Bo na nowszych fotografiach tego miejsca w Lubecku znak już widać. Na przykład niedawno, 21 maja, lubecką świątynię zwiedzał autor bloga "Pielgrzym we furgonetce". Do opublikowanego potem wpisu na Facebooku załączył własną fotografię znaku ograniczenia prędkości "dotyczącego proboszcza" i napisał: "Dróżka za kościołem prowadziła pod plebanię, a znak upominał proboszcza, żeby nie przekraczał 40/h - w istocie pośpiech w tym tempie jest na tym odcinku nie na miejscu".
Nietypowy prezent na okrągłe urodziny proboszcza
Skąd się ten znak tam wziął? W odpowiedzi na nasze pytanie Kacper Kochelt z serwisu Lubecko.eu (opisanego jako: "oficjalna strona miejscowości") informuje, że widoczny na publikowanych w sieci zdjęciach znak zakazu z tabliczką o proboszczu jest autentyczny.
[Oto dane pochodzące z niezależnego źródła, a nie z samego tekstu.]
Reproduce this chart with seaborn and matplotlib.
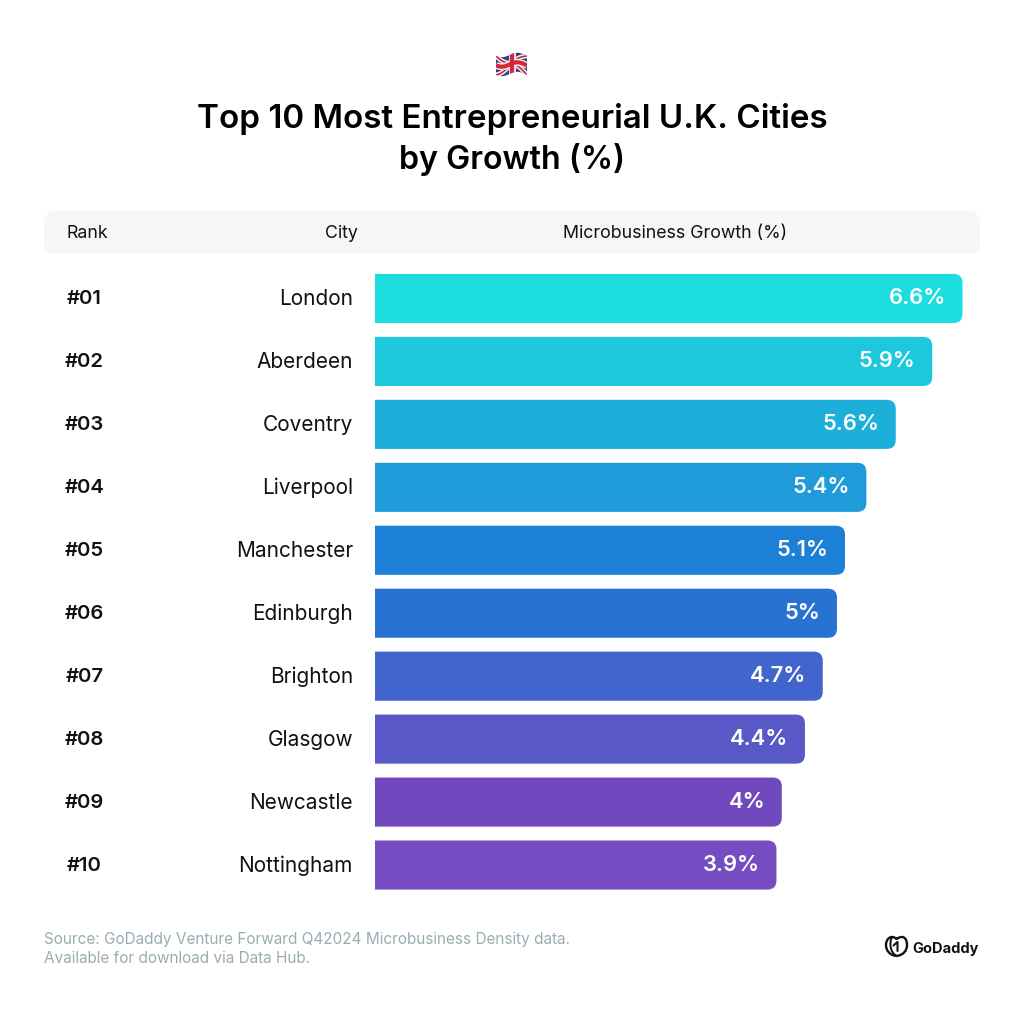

I wyjaśnia:
Znak został umieszczony w tym miejscu na początku zeszłego roku z okazji 40. urodzin proboszcza Parafii Lubecko. Znak znajduje się na drodze prywatnej prowadzącej do budynku parafialnego, postawiony został z inicjatywy parafian. Ma on aspekt wyłącznie humorystyczny.
Proboszczem parafii w Lubecku od września 2021 roku jest ks. Tomasz Hajok. Nietypowy prezent urodzinowy (40 lat, stąd ograniczenie do 40 km/h) postawiono na początku 2023 roku, dlatego nie widać go jeszcze na zdjęciach w Mapach Google.
Chcieliśmy zapytać księdza, jak zareagował na prezent, lecz przekazał, że nie chce udzielać komentarza w tej sprawie. Wiadomość z pytaniem o znak wysłaliśmy też do parafii w Lubecku, ale dotychczas nie otrzymaliśmy odpowiedzi.